One example is carving, where students have learned the skills to carve their own canoe paddle. But the learning doesn't stop there. 

"We go through the process of understanding where the wood is from, its history, its cultural significance to the people of this land," said Barfoot. "We have worked with [Tla'amin] elders within the community and carvers, within the framework of reconciliation."

The students also have a chance to earn industry-level certification in kayaking, canoeing, rock climbing, stand-up paddle boarding, mountain climbing and sailing. 

"For example, after those experiences, it comes full circle, they  [the students] then teach all the grade sevens in the school district how to paddle," said Barfoot. "The paddle they carved, it's a significant symbol of the work they're doing and their approach to this life that they're taking."
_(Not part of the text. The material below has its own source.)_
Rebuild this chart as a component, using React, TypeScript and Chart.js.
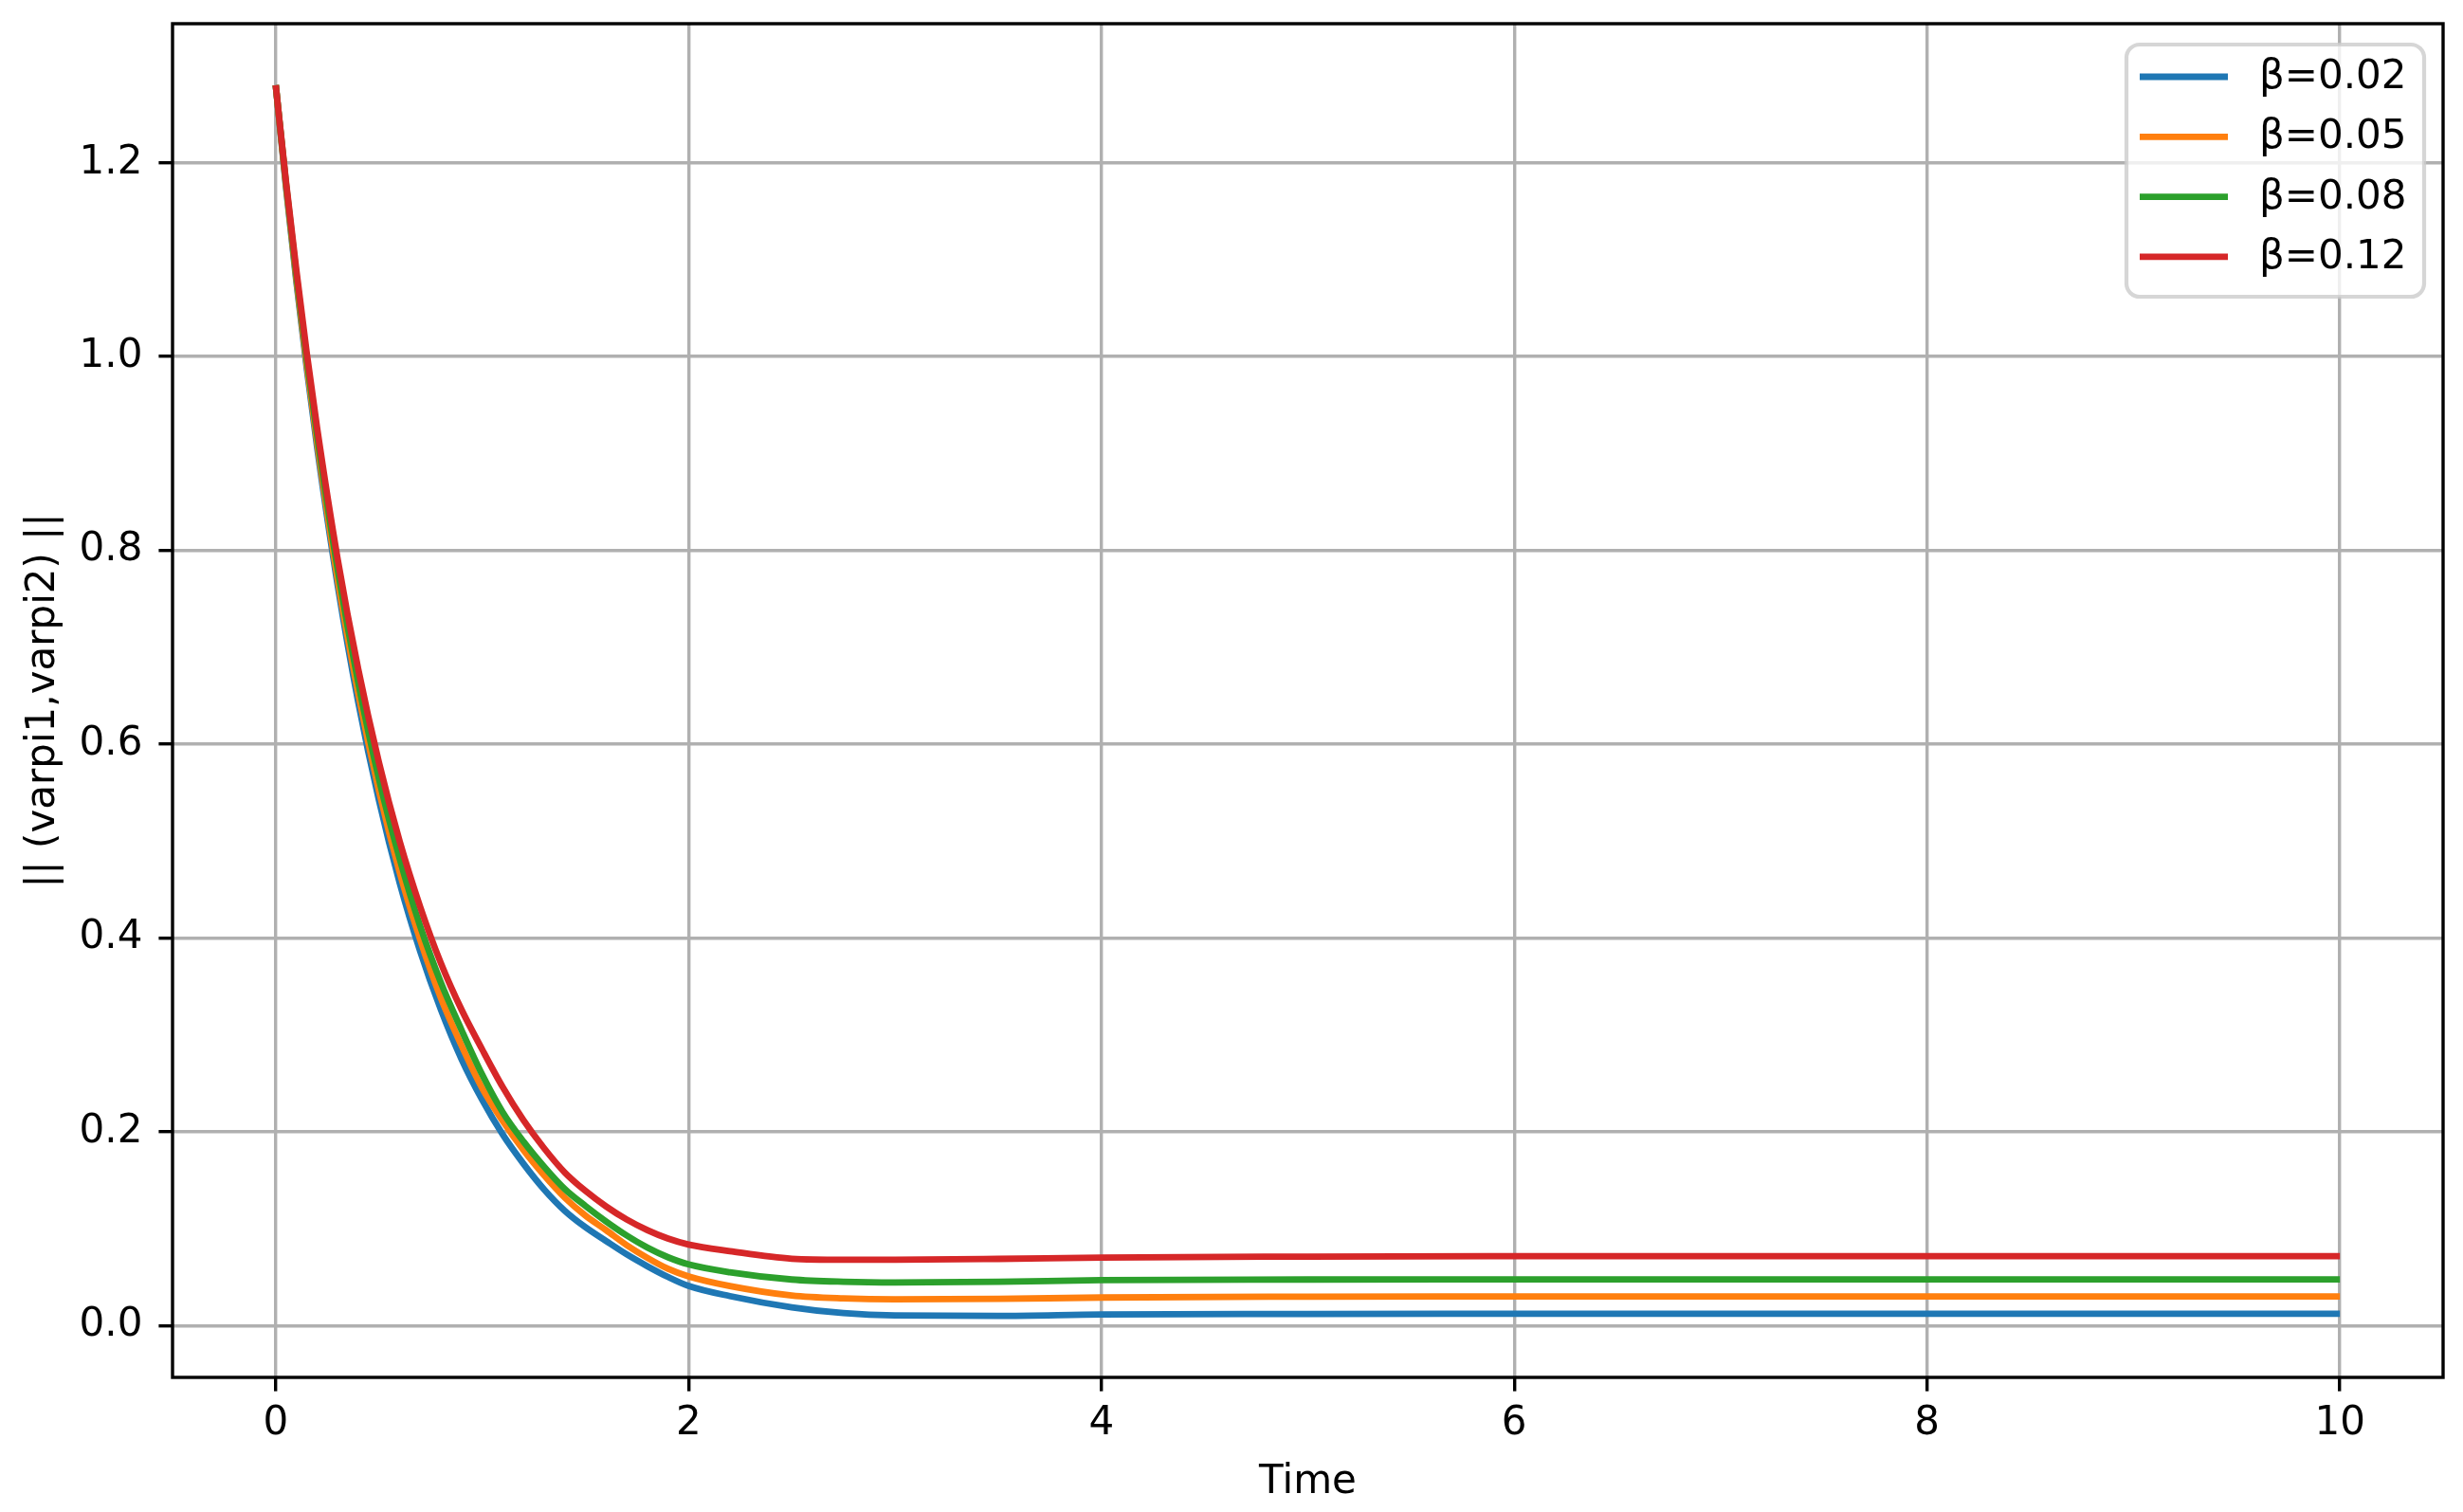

Four days a week the students and instructors are out in the field, hiking, paddling, climbing and exploring passions in the context of serving the community. One example described by Barfoot as a type of social enterprise is the organization of the upcoming Banff Centre Mountain Film Festival at Max Cameron Theatre.

"The festival serves as a social enterprise, actively endorsing and uplifting local organizations, and all proceeds generated from the event are earmarked for providing outdoor and ecological experiences for young individuals," said Barfoot in a previous interview with the Peak about the film festival. "It's a unique program and I get called all the time about how we do it."

Barfoot indicated that they want to shift focus toward restoration of natural ecosystems and engaging students in that learning process. 

"We're doing this for a couple of reasons, it helps kids to feel like they're giving back instead of just taking from the environment," said Barfoot. "There's this idea spoken about that reconciliation with the land is synonymous with reconciliation of the people." 

Stream bank restoration and removal of invasive species are some simple examples Barfoot said is part of that ecological restoration.

One initiative started by Barfoot's wife was taking invasive ivy and turning it into wreaths.

"It's quite a fantastic thing because on one hand, you are helping to get rid of these invasive species in our forests, and also repurposing it for a beautiful decoration," said Barfoot. "So it's kind of a win-win, and the kids, of course, are super engaged."